- [The task] Pictures excluded, reproduce exactly the lines below from the one with "Write the TikZ code for this diagram." through the one with "width=83pt] at (707.5,42.5)", both included.

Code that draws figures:
------

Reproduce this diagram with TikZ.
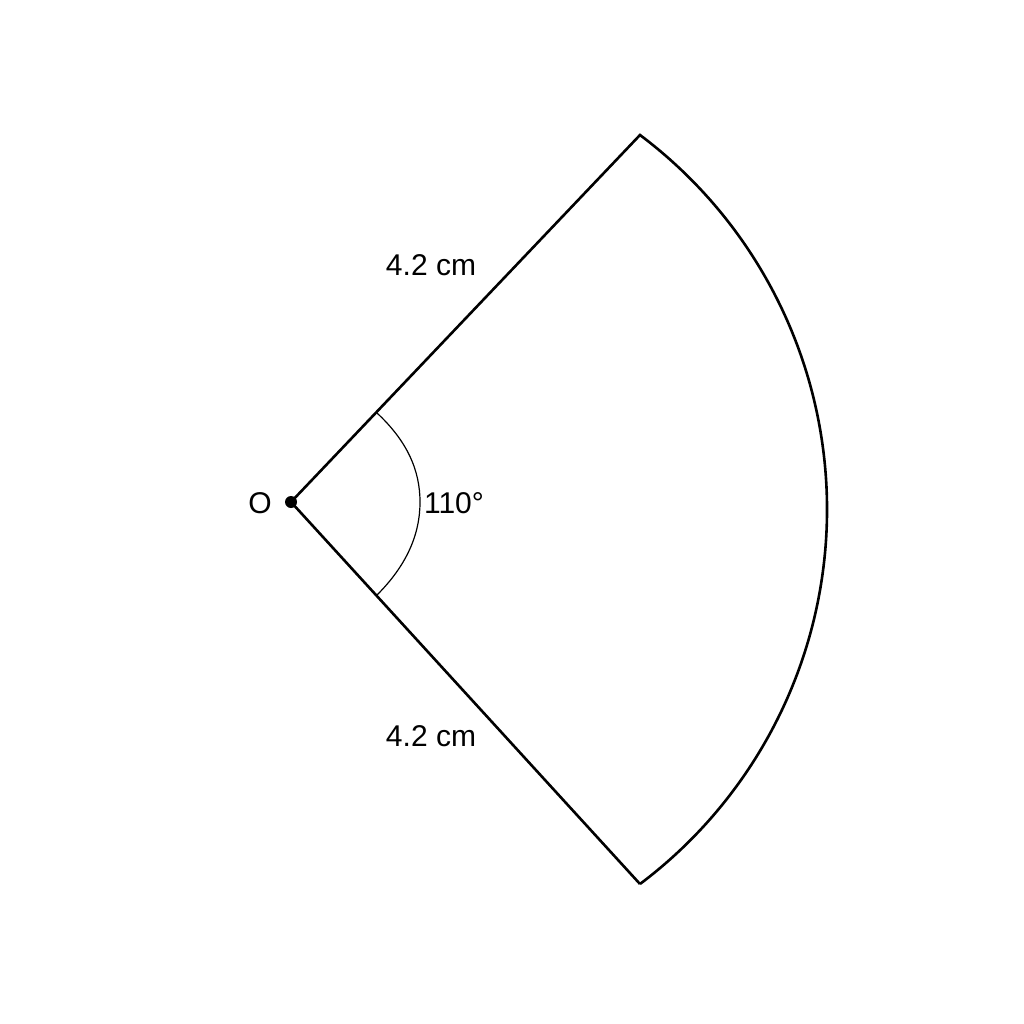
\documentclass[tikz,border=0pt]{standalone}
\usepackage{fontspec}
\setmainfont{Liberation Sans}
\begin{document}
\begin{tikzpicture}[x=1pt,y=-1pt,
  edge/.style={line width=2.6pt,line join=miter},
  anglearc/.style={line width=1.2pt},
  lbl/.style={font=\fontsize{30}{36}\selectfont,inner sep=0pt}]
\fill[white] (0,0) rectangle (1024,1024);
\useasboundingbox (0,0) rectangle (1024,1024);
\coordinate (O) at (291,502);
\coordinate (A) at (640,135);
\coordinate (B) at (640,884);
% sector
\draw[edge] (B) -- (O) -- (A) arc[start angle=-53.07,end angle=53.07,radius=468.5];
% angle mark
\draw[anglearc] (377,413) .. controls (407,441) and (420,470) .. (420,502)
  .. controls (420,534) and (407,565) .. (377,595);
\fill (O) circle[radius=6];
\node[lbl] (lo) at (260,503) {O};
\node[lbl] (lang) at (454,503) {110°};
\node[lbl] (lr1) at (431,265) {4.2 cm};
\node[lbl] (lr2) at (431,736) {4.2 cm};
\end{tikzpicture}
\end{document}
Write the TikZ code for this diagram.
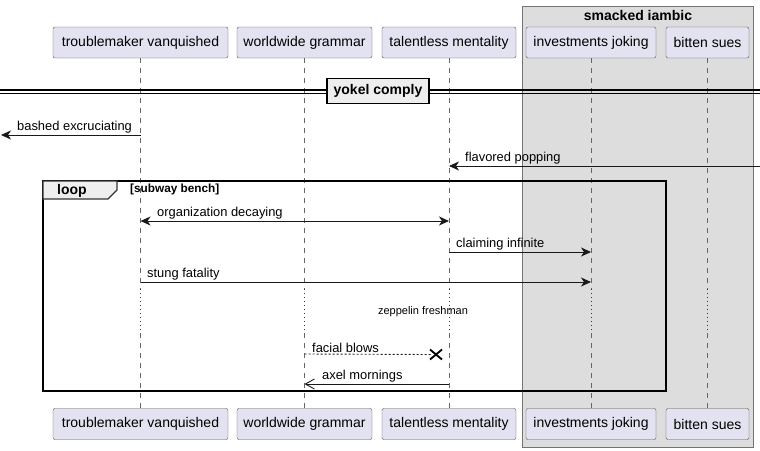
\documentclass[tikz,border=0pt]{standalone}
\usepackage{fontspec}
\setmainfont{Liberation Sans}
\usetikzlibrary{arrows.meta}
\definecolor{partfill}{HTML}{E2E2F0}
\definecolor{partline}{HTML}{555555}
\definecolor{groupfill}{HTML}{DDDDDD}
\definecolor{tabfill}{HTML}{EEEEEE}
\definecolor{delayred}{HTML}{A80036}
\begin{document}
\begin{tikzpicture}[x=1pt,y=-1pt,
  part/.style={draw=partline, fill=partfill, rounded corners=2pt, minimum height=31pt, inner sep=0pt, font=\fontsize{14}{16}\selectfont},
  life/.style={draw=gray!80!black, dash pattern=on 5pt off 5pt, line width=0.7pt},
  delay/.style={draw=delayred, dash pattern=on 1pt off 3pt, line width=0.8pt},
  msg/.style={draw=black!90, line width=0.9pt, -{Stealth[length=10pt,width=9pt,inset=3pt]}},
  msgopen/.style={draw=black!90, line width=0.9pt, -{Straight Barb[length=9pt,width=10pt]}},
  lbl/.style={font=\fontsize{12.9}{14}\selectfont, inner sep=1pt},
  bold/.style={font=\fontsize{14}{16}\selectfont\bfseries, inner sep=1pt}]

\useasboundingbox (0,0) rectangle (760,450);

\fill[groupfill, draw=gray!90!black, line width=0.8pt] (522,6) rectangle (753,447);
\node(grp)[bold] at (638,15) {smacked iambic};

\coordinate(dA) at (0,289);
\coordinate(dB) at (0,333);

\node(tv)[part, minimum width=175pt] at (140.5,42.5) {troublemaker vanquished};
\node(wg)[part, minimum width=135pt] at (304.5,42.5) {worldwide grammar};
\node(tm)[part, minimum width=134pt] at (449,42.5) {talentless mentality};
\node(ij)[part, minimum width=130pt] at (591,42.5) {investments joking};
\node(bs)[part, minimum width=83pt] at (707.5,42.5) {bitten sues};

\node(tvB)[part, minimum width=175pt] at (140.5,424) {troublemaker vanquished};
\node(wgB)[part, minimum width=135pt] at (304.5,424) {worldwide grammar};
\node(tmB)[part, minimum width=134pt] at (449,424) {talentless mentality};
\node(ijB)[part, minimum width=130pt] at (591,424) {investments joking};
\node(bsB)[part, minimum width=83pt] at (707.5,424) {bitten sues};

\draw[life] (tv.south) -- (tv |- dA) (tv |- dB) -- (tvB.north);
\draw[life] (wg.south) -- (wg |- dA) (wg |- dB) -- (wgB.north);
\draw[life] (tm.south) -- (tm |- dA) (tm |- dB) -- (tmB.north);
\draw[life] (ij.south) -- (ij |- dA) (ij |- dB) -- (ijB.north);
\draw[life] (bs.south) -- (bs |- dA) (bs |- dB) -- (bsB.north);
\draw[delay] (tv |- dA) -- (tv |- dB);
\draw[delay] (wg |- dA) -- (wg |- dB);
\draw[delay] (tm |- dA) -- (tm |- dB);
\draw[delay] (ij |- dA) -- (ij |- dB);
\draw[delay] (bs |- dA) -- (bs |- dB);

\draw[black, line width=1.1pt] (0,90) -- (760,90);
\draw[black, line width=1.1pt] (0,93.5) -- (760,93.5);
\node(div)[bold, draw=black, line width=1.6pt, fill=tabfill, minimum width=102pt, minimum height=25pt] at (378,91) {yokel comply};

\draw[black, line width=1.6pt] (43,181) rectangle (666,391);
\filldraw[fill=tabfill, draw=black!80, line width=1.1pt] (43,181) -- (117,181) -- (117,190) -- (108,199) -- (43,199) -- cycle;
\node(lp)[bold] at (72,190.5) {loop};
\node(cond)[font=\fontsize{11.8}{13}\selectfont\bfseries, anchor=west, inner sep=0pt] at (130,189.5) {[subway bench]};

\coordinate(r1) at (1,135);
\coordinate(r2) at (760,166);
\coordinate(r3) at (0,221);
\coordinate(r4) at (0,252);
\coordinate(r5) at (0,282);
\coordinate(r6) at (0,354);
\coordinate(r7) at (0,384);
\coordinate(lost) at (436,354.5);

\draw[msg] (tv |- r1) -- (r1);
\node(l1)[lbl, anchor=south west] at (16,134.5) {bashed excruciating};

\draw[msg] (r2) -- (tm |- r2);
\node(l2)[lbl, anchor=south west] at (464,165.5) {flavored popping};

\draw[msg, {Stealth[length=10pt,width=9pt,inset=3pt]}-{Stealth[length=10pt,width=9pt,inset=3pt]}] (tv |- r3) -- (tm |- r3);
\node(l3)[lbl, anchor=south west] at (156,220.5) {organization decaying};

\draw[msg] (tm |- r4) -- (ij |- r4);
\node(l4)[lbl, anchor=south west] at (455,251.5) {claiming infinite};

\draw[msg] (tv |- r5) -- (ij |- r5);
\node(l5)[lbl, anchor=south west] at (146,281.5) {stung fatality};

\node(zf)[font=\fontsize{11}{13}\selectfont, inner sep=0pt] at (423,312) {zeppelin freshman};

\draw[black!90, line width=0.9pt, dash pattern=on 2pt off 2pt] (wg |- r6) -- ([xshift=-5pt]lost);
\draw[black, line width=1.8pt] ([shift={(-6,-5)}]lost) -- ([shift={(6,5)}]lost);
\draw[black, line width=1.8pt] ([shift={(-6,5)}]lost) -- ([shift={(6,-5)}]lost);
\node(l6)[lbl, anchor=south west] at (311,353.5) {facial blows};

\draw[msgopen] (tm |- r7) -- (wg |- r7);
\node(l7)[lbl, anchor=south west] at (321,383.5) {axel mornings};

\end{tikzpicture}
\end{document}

------

- [Exercise output]
Write the TikZ code for this diagram.
\documentclass[tikz,border=0pt]{standalone}
\usepackage{fontspec}
\setmainfont{Liberation Sans}
\usetikzlibrary{arrows.meta}
\definecolor{partfill}{HTML}{E2E2F0}
\definecolor{partline}{HTML}{555555}
\definecolor{groupfill}{HTML}{DDDDDD}
\definecolor{tabfill}{HTML}{EEEEEE}
\definecolor{delayred}{HTML}{A80036}
\begin{document}
\begin{tikzpicture}[x=1pt,y=-1pt,
  part/.style={draw=partline, fill=partfill, rounded corners=2pt, minimum height=31pt, inner sep=0pt, font=\fontsize{14}{16}\selectfont},
  life/.style={draw=gray!80!black, dash pattern=on 5pt off 5pt, line width=0.7pt},
  delay/.style={draw=delayred, dash pattern=on 1pt off 3pt, line width=0.8pt},
  msg/.style={draw=black!90, line width=0.9pt, -{Stealth[length=10pt,width=9pt,inset=3pt]}},
  msgopen/.style={draw=black!90, line width=0.9pt, -{Straight Barb[length=9pt,width=10pt]}},
  lbl/.style={font=\fontsize{12.9}{14}\selectfont, inner sep=1pt},
  bold/.style={font=\fontsize{14}{16}\selectfont\bfseries, inner sep=1pt}]

\useasboundingbox (0,0) rectangle (760,450);

\fill[groupfill, draw=gray!90!black, line width=0.8pt] (522,6) rectangle (753,447);
\node(grp)[bold] at (638,15) {smacked iambic};

\coordinate(dA) at (0,289);
\coordinate(dB) at (0,333);

\node(tv)[part, minimum width=175pt] at (140.5,42.5) {troublemaker vanquished};
\node(wg)[part, minimum width=135pt] at (304.5,42.5) {worldwide grammar};
\node(tm)[part, minimum width=134pt] at (449,42.5) {talentless mentality};
\node(ij)[part, minimum width=130pt] at (591,42.5) {investments joking};
\node(bs)[part, minimum width=83pt] at (707.5,42.5) {bitten sues};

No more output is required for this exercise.